====== Supplied material
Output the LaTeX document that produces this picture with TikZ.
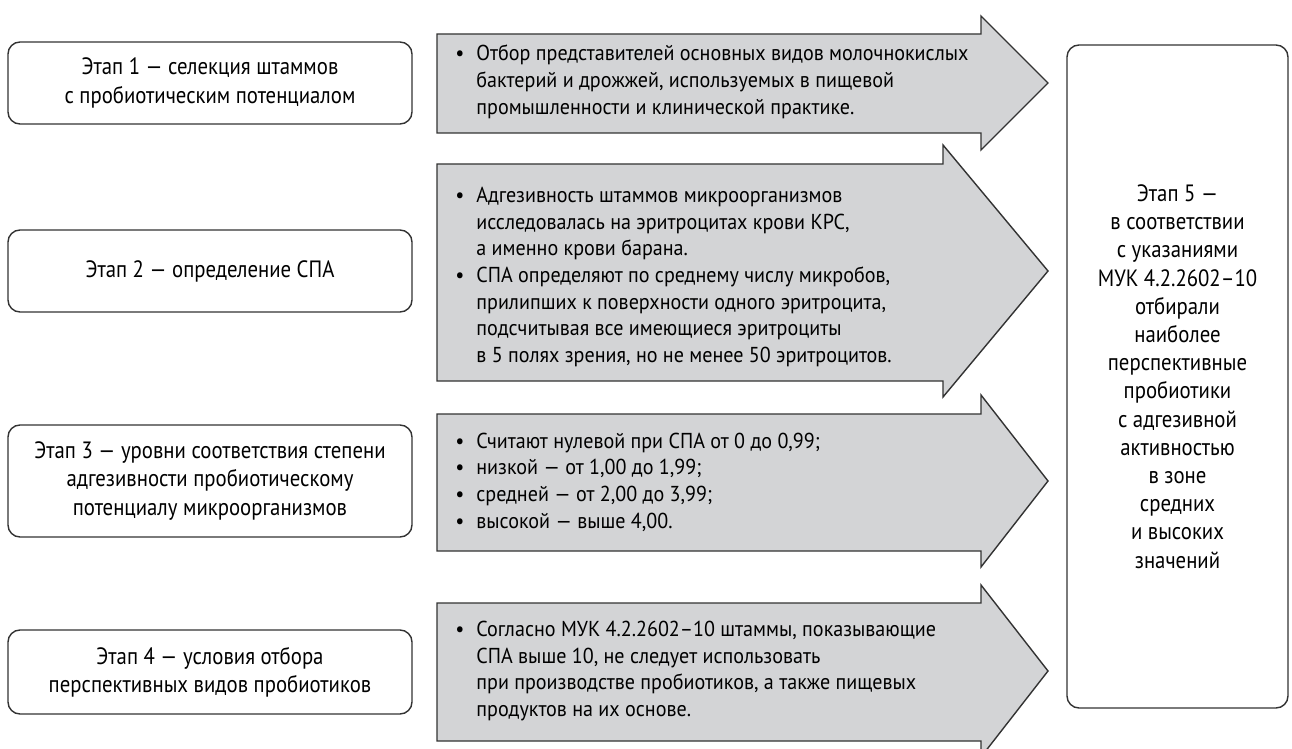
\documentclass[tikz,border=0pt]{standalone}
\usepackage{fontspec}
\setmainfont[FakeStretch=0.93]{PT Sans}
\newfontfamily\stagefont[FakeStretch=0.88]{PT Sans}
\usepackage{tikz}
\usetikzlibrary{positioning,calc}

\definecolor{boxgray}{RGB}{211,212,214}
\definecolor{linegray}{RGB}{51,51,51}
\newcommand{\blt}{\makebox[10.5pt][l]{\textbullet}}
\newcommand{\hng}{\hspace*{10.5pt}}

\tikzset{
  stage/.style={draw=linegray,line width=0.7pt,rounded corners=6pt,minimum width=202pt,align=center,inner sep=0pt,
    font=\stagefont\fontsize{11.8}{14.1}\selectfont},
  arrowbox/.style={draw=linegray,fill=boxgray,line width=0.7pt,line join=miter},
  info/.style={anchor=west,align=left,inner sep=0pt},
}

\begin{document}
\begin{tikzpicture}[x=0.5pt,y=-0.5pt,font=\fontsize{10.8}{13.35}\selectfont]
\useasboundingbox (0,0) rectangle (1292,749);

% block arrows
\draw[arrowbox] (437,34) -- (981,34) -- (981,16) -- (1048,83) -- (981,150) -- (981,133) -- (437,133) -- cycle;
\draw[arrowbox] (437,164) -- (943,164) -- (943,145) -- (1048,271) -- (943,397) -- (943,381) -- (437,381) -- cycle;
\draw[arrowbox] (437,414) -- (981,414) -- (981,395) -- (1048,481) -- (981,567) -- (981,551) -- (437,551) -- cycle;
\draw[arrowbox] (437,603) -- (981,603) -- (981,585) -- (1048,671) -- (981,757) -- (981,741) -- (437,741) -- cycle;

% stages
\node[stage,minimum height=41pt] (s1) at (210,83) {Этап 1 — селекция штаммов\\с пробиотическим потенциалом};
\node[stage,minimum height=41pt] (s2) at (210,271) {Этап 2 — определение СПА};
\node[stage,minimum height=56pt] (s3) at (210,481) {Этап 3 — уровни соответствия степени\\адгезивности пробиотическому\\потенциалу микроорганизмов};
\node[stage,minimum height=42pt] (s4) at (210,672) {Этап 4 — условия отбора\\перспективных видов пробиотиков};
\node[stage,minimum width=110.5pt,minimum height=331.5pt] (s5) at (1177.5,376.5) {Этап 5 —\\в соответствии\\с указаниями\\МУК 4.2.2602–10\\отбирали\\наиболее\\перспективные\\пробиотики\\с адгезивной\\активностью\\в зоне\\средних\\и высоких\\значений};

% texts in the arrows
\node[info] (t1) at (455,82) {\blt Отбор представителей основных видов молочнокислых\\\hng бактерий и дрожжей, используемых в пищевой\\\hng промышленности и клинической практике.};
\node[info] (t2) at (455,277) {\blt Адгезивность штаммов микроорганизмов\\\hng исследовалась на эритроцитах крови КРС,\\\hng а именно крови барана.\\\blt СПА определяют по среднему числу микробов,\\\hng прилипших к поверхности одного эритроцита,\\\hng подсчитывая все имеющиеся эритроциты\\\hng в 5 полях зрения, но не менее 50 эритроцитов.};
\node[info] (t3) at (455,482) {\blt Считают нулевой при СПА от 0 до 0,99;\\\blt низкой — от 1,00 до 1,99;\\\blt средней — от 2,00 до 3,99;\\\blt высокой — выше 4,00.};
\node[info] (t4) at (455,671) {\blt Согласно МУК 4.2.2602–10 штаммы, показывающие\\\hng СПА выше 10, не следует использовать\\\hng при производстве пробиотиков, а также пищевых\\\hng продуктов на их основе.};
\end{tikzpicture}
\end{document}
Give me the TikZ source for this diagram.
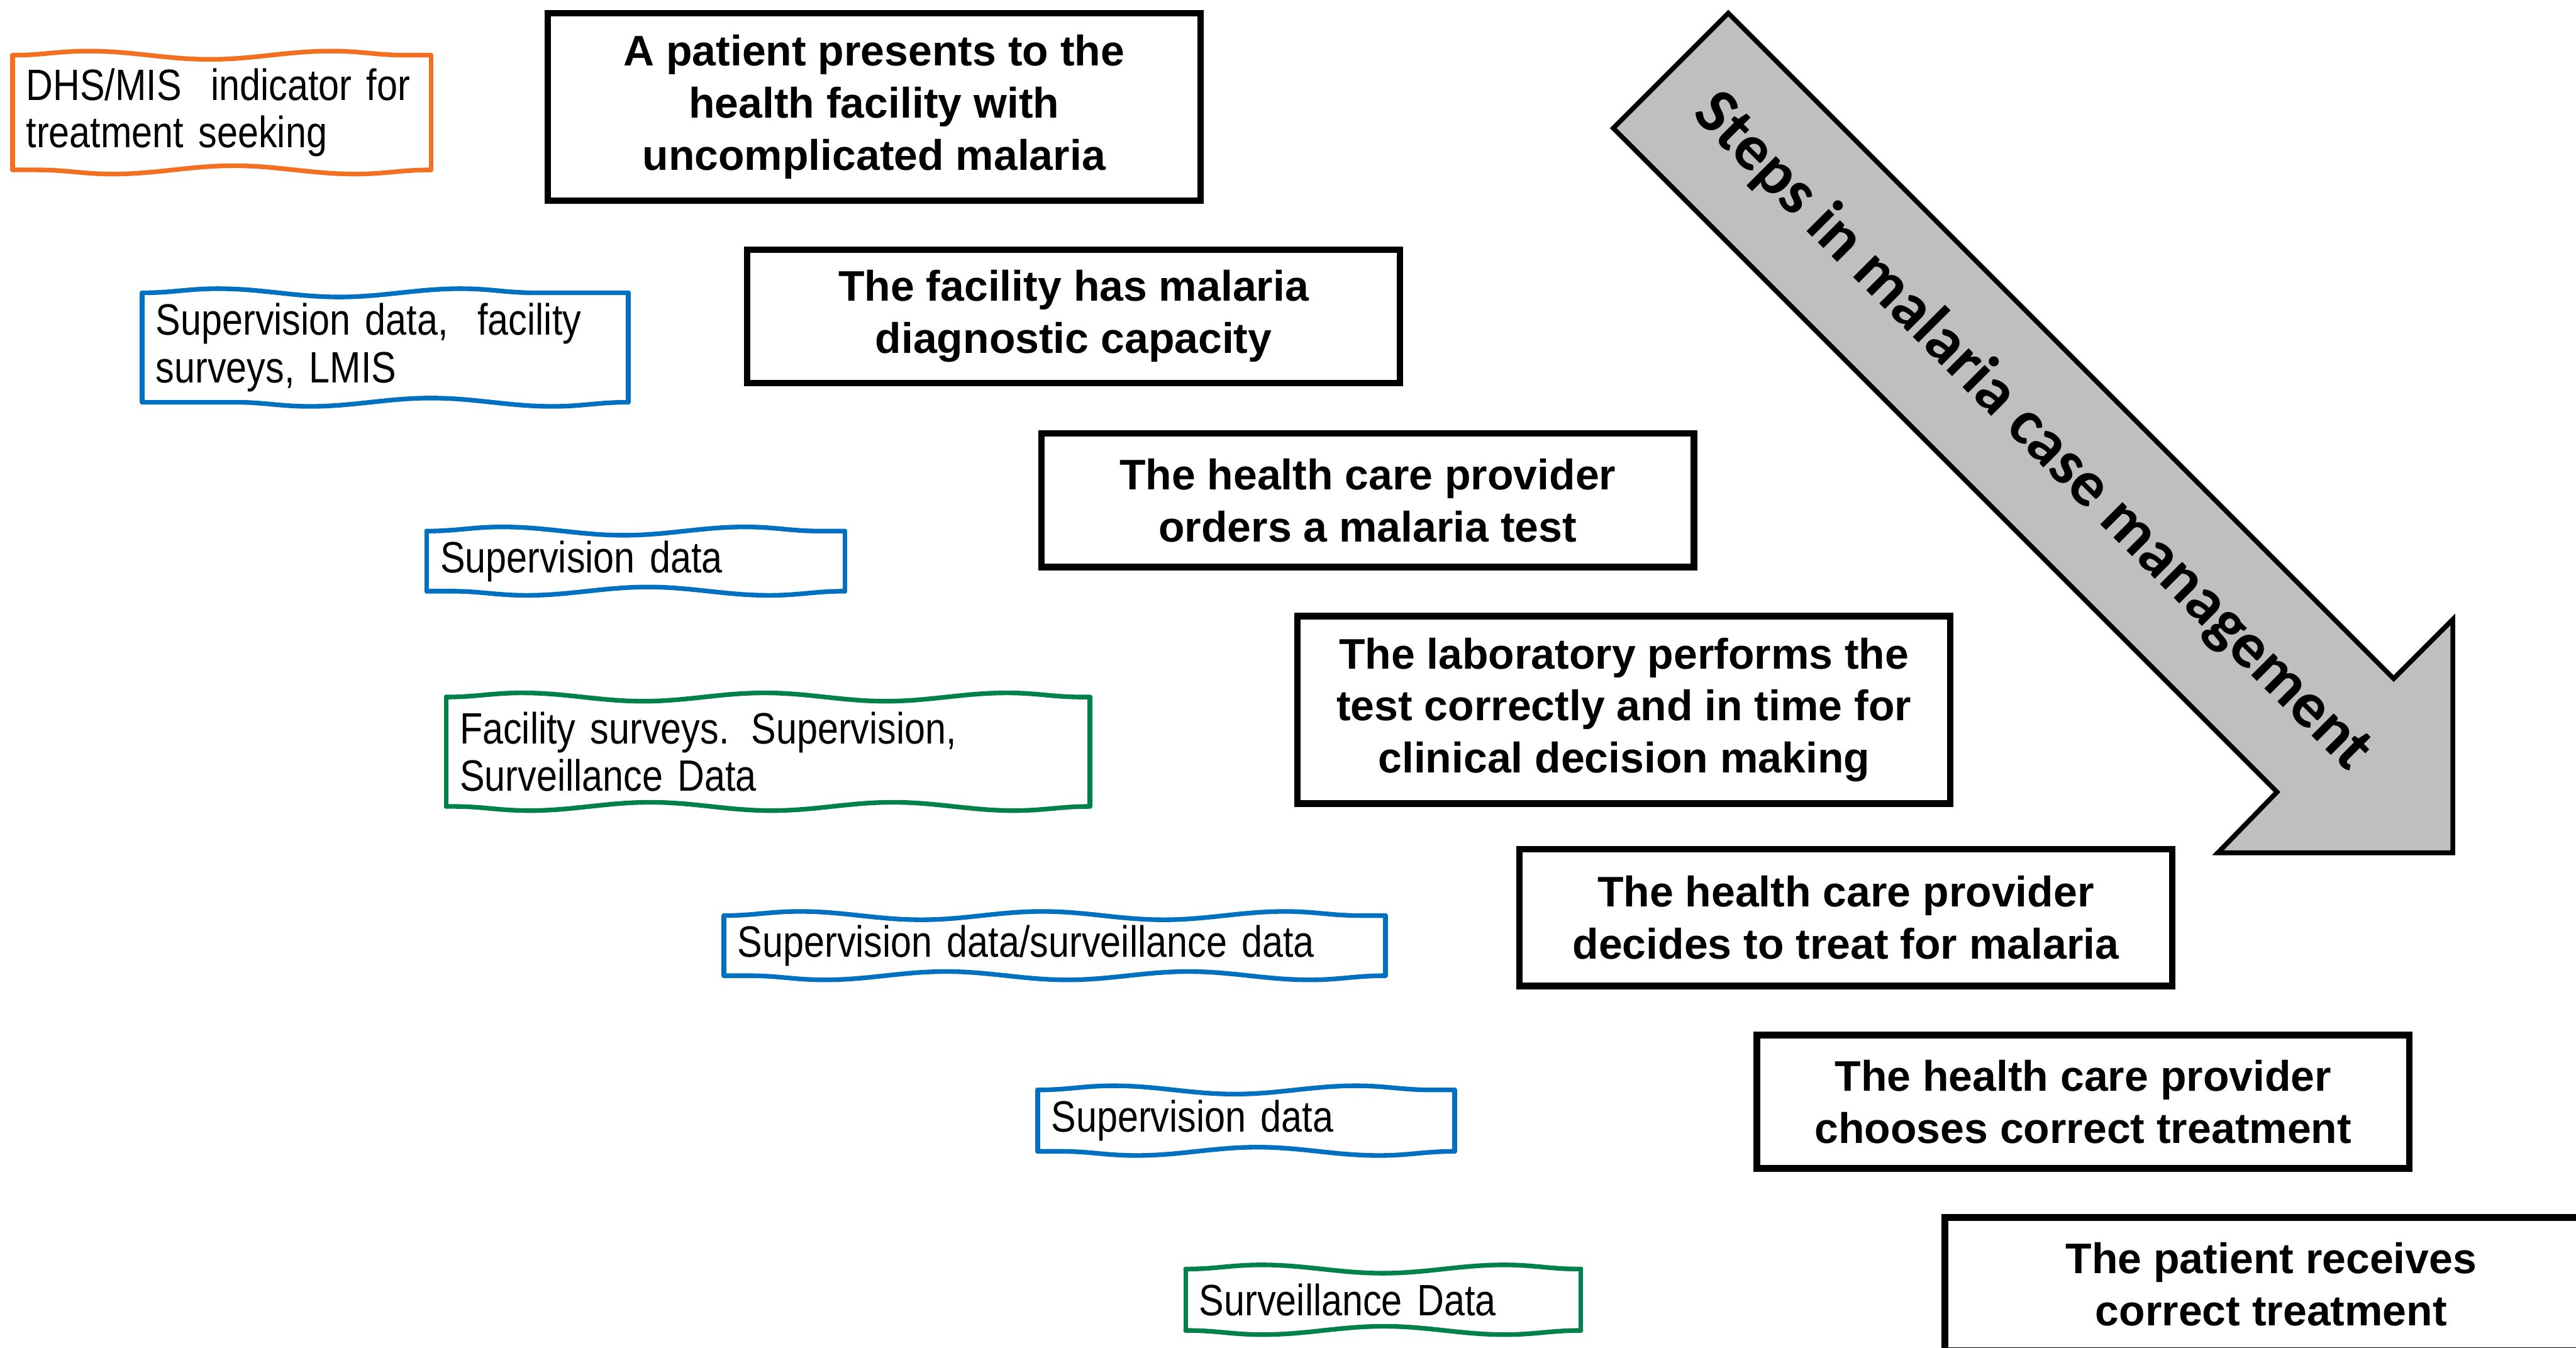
============
- [Given task]
Transcribe the material as is, with images omitted.

- [Solution for this exercise]
Output the LaTeX document that produces this picture with TikZ.
\documentclass[tikz,border=0pt]{standalone}
\usepackage{fontspec}
\setmainfont[FakeStretch=0.93]{PT Sans}
\newfontfamily\stagefont[FakeStretch=0.88]{PT Sans}
\usepackage{tikz}
\usetikzlibrary{positioning,calc}

\definecolor{boxgray}{RGB}{211,212,214}
\definecolor{linegray}{RGB}{51,51,51}
\newcommand{\blt}{\makebox[10.5pt][l]{\textbullet}}
\newcommand{\hng}{\hspace*{10.5pt}}

\tikzset{
  stage/.style={draw=linegray,line width=0.7pt,rounded corners=6pt,minimum width=202pt,align=center,inner sep=0pt,
    font=\stagefont\fontsize{11.8}{14.1}\selectfont},
  arrowbox/.style={draw=linegray,fill=boxgray,line width=0.7pt,line join=miter},
  info/.style={anchor=west,align=left,inner sep=0pt},
}

\begin{document}
\begin{tikzpicture}[x=0.5pt,y=-0.5pt,font=\fontsize{10.8}{13.35}\selectfont]
\useasboundingbox (0,0) rectangle (1292,749);

% block arrows
\draw[arrowbox] (437,34) -- (981,34) -- (981,16) -- (1048,83) -- (981,150) -- (981,133) -- (437,133) -- cycle;
\draw[arrowbox] (437,164) -- (943,164) -- (943,145) -- (1048,271) -- (943,397) -- (943,381) -- (437,381) -- cycle;
\draw[arrowbox] (437,414) -- (981,414) -- (981,395) -- (1048,481) -- (981,567) -- (981,551) -- (437,551) -- cycle;
\draw[arrowbox] (437,603) -- (981,603) -- (981,585) -- (1048,671) -- (981,757) -- (981,741) -- (437,741) -- cycle;

% stages
\node[stage,minimum height=41pt] (s1) at (210,83) {Этап 1 — селекция штаммов\\с пробиотическим потенциалом};
\node[stage,minimum height=41pt] (s2) at (210,271) {Этап 2 — определение СПА};
\node[stage,minimum height=56pt] (s3) at (210,481) {Этап 3 — уровни соответствия степени\\адгезивности пробиотическому\\потенциалу микроорганизмов};
\node[stage,minimum height=42pt] (s4) at (210,672) {Этап 4 — условия отбора\\перспективных видов пробиотиков};
\node[stage,minimum width=110.5pt,minimum height=331.5pt] (s5) at (1177.5,376.5) {Этап 5 —\\в соответствии\\с указаниями\\МУК 4.2.2602–10\\отбирали\\наиболее\\перспективные\\пробиотики\\с адгезивной\\активностью\\в зоне\\средних\\и высоких\\значений};

% texts in the arrows
\node[info] (t1) at (455,82) {\blt Отбор представителей основных видов молочнокислых\\\hng бактерий и дрожжей, используемых в пищевой\\\hng промышленности и клинической практике.};
\node[info] (t2) at (455,277) {\blt Адгезивность штаммов микроорганизмов\\\hng исследовалась на эритроцитах крови КРС,\\\hng а именно крови барана.\\\blt СПА определяют по среднему числу микробов,\\\hng прилипших к поверхности одного эритроцита,\\\hng подсчитывая все имеющиеся эритроциты\\\hng в 5 полях зрения, но не менее 50 эритроцитов.};
\node[info] (t3) at (455,482) {\blt Считают нулевой при СПА от 0 до 0,99;\\\blt низкой — от 1,00 до 1,99;\\\blt средней — от 2,00 до 3,99;\\\blt высокой — выше 4,00.};
\node[info] (t4) at (455,671) {\blt Согласно МУК 4.2.2602–10 штаммы, показывающие\\\hng СПА выше 10, не следует использовать\\\hng при производстве пробиотиков, а также пищевых\\\hng продуктов на их основе.};
\end{tikzpicture}
\end{document}
Give me the TikZ source for this diagram.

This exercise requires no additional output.